The State Bar of Arizona has asked a retired judge to investigate allegations of sexual harassment against Bruce Hamilton, the agency's longtime executive director.
On Monday, Bar officials confirmed rumors that have circulated widely in Arizona's legal community since a heated Board of Governors meeting November 22: Hamilton is on a voluntary "leave of absence" until at least the end of the year.
The allegations against Hamilton involve at least two female Bar employees. Through his attorney, Hamilton denies sexually harassing the women, saying he only attempted to "pursue a personal relationship" with each.
State Bar president Michael Piccarreta says the organization's ruling body--its Board of Governors--has ordered a sweeping investigation of the allegations.
"When we receive internal complaints," says Piccarreta, a Tucson attorney, "we take them seriously, conduct an investigation and, if well-founded, take appropriate action. However, it would be inappropriate to comment on ongoing internal complaints and how the [Bar] Association is responding to those complaints."
Several high-ranking Bar officials say one of the employee complainants, Pam Mundy, an administrative assistant, has retained Phoenix attorney Michael Manning to represent her. Both she and Manning declined to comment about the allegations; Manning refused to confirm even that he is Mundy's attorney.
Meanwhile, State Bar communications director Becky Weiner confirmed that she complained to a Bar official about Hamilton.
Steve Timarac, a former human resources director at the State Bar, confirms that both Mundy and Weiner complained separately to him about Hamilton's alleged behavior. (Timarac, who left his position at the Bar in July 1995, now is executive director of the Arizona Special Olympics.)
"It was before that that I had had the conversations with Pam and Becky," Timarac says.
Timarac is one of many current and former State Bar employees expected to be interviewed by Elizabeth Stover, a retired Maricopa County Superior Court judge who has agreed to investigate the claims against Hamilton.
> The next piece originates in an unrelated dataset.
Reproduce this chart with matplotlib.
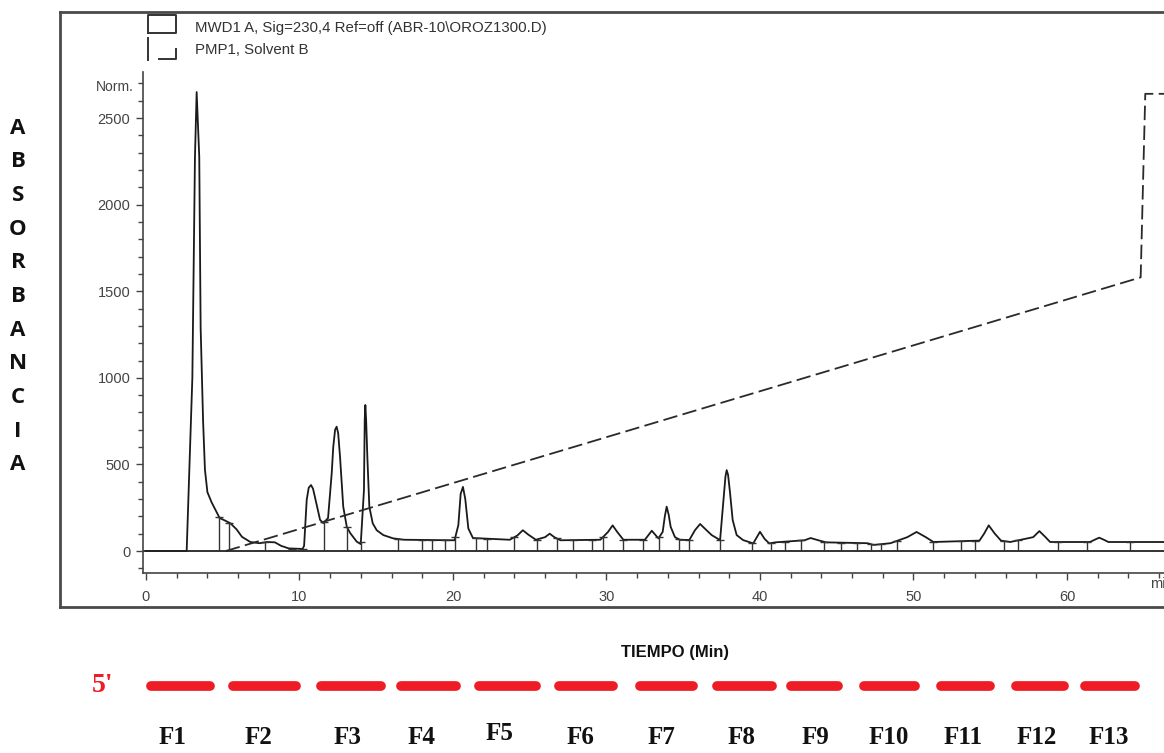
import numpy as np
import matplotlib
matplotlib.use("Agg")
import matplotlib.pyplot as plt
from matplotlib.lines import Line2D
from matplotlib.transforms import blended_transform_factory
from matplotlib.ticker import MultipleLocator

# chromatogram trace (MWD1 A), time in min, absorbance
trace_t = [0, 2.65, 2.87, 3.02, 3.19, 3.30, 3.47, 3.56, 3.63, 3.72, 3.84, 4.0, 4.28, 4.6, 4.8,
           5.1, 5.5, 5.9, 6.25, 6.8, 7.4, 7.9, 8.4, 8.8, 9.3, 10.2, 10.3, 10.47, 10.6, 10.75,
           10.88, 11.0, 11.34, 11.55, 11.86, 12.1, 12.2, 12.32, 12.42, 12.52, 12.64, 12.85,
           13.08, 13.3, 13.73, 13.99, 14.2, 14.25, 14.29, 14.34, 14.42, 14.55, 14.77, 15.03,
           15.46, 16.1, 16.8, 20.1, 20.35, 20.5, 20.65, 20.8, 21.0, 21.3, 23.7, 24.2, 24.55,
           24.9, 25.4, 26.0, 26.3, 26.6, 27.0, 29.6, 30.1, 30.4, 30.7, 31.1, 32.5, 32.95, 33.38,
           33.66, 33.8, 33.92, 34.05, 34.18, 34.46, 34.8, 35.4, 35.77, 36.1, 36.4, 36.85, 37.4,
           37.6, 37.75, 37.83, 37.92, 38.05, 38.22, 38.48, 38.9, 39.56, 40.0, 40.3, 40.6, 41.0,
           42.9, 43.3, 43.8, 44.3, 47.0, 47.4, 48.5, 49.6, 50.2, 50.8, 51.3, 54.3, 54.6, 54.9,
           55.3, 55.7, 56.3, 57.8, 58.2, 58.6, 58.9, 61.5, 61.8, 62.1, 62.4, 62.7, 66.4]
trace_y = [0, 0, 600, 1000, 2275, 2650, 2275, 1290, 1045, 750, 470, 340, 280, 225, 190,
           178, 160, 125, 82, 52, 45, 52, 50, 30, 15, 12, 30, 295, 365, 381,
           360, 314, 180, 161, 190, 450, 602, 700, 718, 680, 545, 256,
           140, 104, 54, 40, 352, 760, 843, 760, 545, 256, 160, 120,
           92, 73, 65, 62, 150, 330, 370, 300, 130, 75, 65, 90, 120,
           95, 65, 80, 100, 80, 62, 65, 110, 148, 110, 65, 65, 117, 73,
           110, 200, 256, 210, 140, 80, 64, 64, 121, 156, 130, 92, 63,
           275, 430, 467, 440, 335, 179, 92, 63, 44, 111, 70, 44, 50,
           62, 75, 62, 50, 45, 35, 45, 80, 110, 80, 52, 60, 100, 148,
           100, 60, 52, 80, 115, 80, 52, 52, 65, 77, 65, 52, 52]

# integration drop lines (min)
drops = [4.76, 5.4, 7.75, 9.5, 10.2, 11.6, 13.1, 14.0, 16.45, 18.0, 18.6, 19.5, 20.15, 21.5,
         22.2, 24.0, 25.45, 26.75, 27.85, 29.05, 29.75, 31.1, 32.35, 33.45, 34.7, 35.4, 37.4,
         39.5, 40.7, 41.6, 42.7, 44.2, 45.3, 46.3, 47.2, 47.9, 48.9, 51.3, 53.1, 54.0, 55.9,
         56.8, 59.4, 61.3, 64.1]

# PMP1 solvent B gradient
solv_t = [5.2, 64.8, 65.1, 66.5]
solv_y = [0, 1580, 2640, 2640]

# collected fractions (min)
frac_start = [0.3, 5.7, 11.4, 16.6, 21.7, 26.9, 32.2, 37.2, 42.05, 46.8, 51.8, 56.65, 61.15]
frac_end = [4.2, 9.8, 15.3, 20.2, 25.4, 30.4, 35.65, 40.8, 45.1, 50.1, 55.0, 59.8, 64.4]
frac_labels = ["F1", "F2", "F3", "F4", "F5", "F6", "F7", "F8", "F9", "F10", "F11", "F12", "F13"]
label_t = [1.7, 7.3, 13.1, 17.97, 23.0, 28.3, 33.6, 38.77, 43.6, 48.4, 53.2, 58.05, 62.7]

W, H = 1164, 753
fig = plt.figure(figsize=(W / 100, H / 100), dpi=100)
plt.rcParams['font.family'] = ['Liberation Sans']

def fx(px):
    return px / W

def fy(py):
    return 1 - py / H

ax = fig.add_axes([fx(143), fy(573), (W - 143) / W, (573 - 72) / H])
ax.set_xlim(-0.195, 66.32)
ax.set_ylim(-127, 2766)

gray = "#444444"
ax.plot(trace_t, trace_y, color="#1a1a1a", lw=1.3)
ax.plot(solv_t, solv_y, color="#2a2a2a", lw=1.3, dashes=(8, 3))
ax.axhline(0, color="#222222", lw=1.3)
tops = np.interp(drops, trace_t, trace_y)
ax.vlines(drops, 0, tops, color="#333333", lw=1.0)
ax.plot(drops, tops, ls="none", marker="_", ms=6, mew=1.0, color="#333333")

for s in ["top", "right"]:
    ax.spines[s].set_visible(False)
ax.spines["left"].set_color(gray)
ax.spines["bottom"].set_color(gray)
ax.spines["left"].set_linewidth(1.2)
ax.spines["bottom"].set_linewidth(1.2)

ax.yaxis.set_minor_locator(MultipleLocator(100))
ax.set_yticks([0, 500, 1000, 1500, 2000, 2500])
ax.xaxis.set_minor_locator(MultipleLocator(2))
ax.set_xticks([0, 10, 20, 30, 40, 50, 60])
ax.tick_params(axis="both", which="major", length=5, width=1, color=gray,
               labelcolor=gray, labelsize=10.5)
ax.tick_params(axis="y", which="major", pad=4)
ax.tick_params(axis="x", which="major", pad=7)
ax.tick_params(axis="both", which="minor", length=3.5, width=1, color=gray)
ax.text(65.4, -190, "min", color=gray, fontsize=10.5, va="center", ha="left",
        transform=ax.transData, clip_on=False)

fig.text(fx(115), fy(87), "Norm.", color=gray, fontsize=10, ha="center", va="center")

# outer frame
frame_kw = dict(color="#4a4a4a", lw=2, transform=fig.transFigure)
fig.add_artist(Line2D([fx(60), 1], [fy(12), fy(12)], **frame_kw))
fig.add_artist(Line2D([fx(60), 1], [fy(607), fy(607)], **frame_kw))
fig.add_artist(Line2D([fx(60), fx(60)], [fy(12), fy(607)], **frame_kw))

# legend
icon_kw = dict(color="#333333", lw=1.4, transform=fig.transFigure)
fig.add_artist(Line2D([fx(148), fx(148), fx(176), fx(176), fx(148)],
                      [fy(33), fy(15), fy(15), fy(33), fy(33)], **icon_kw))
fig.add_artist(Line2D([fx(148), fx(148)], [fy(38), fy(60)], **icon_kw))
fig.add_artist(Line2D([fx(159), fx(176), fx(176)], [fy(59), fy(59), fy(49)], **icon_kw))
fig.text(fx(195), fy(28), r"MWD1 A, Sig=230,4 Ref=off (ABR-10\OROZ1300.D)", color="#333333",
         fontsize=10.8, va="center", ha="left")
fig.text(fx(195), fy(50), "PMP1, Solvent B", color="#333333", fontsize=10.8,
         va="center", ha="left")

# vertical axis title
for i, ch in enumerate("ABSORBANCIA"):
    fig.text(fx(18), fy(128 + i * 33.7), ch, fontsize=16, fontweight="bold",
             ha="center", va="center", color="#111111", family="Open Sans")

fig.text(fx(675), fy(652), "TIEMPO (Min)", fontsize=12, fontweight="bold",
         ha="center", va="center", color="#111111")

# fractions
btr = blended_transform_factory(ax.transData, fig.transFigure)
for s, e in zip(frac_start, frac_end):
    ax.plot([s, e], [fy(686), fy(686)], color="#ee1c25", lw=7, solid_capstyle="round",
            transform=btr, clip_on=False)
fig.text(fx(103), fy(686), "5'", color="#ee1c25", fontsize=20, fontweight="bold",
         family="Liberation Serif", ha="center", va="center")
for t, lab in zip(label_t, frac_labels):
    yy = fy(733) if lab == "F5" else fy(737)
    ax.text(t, yy, lab, transform=btr, fontsize=18, fontweight="bold",
            family="Liberation Serif", ha="center", va="center", color="#111111")

fig.savefig("out.png", dpi=100)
Attempts to contact Stover were unsuccessful.
It's unclear as to why it took so long--more than two years in both instances--for the Board of Governors to begin to address allegations of impropriety against Hamilton, an attorney.
Hamilton has retained Phoenix attorney David Gomez to represent him. In a letter to New Times, Gomez wrote:
"My understanding is that you propose to write an article in the New Times that two employees have alleged sexual harassment against Mr. Hamilton. Such an article would be false and defamatory and the New Times publishes at its peril. The truth is two complaints were lodged with executive management against Mr. Hamilton relating to attempts to pursue a personal relationship, one in 1991 and one in 1994. Both incidents were handled internally and resolved. Earlier this year, five and two years later, respectively, these incidents were brought to the attention of the State Bar president [Michael Kimerer, at the time], and were again reviewed. He was satisfied that the issues had been resolved."
However, in an interview with New Times, Kimerer--a Phoenix attorney who immediately preceded Piccarreta as Bar president--did not indicate satisfaction with the outcome.
Said Kimerer: "I will tell you that information came to the Board of Governors which led them to believe that a complete investigation was merited."
A State Bar handbook calls for employees who claim to have been sexually harassed to complain to the executive director. However, no provision exists for a situation in which the executive director himself is the alleged harasser.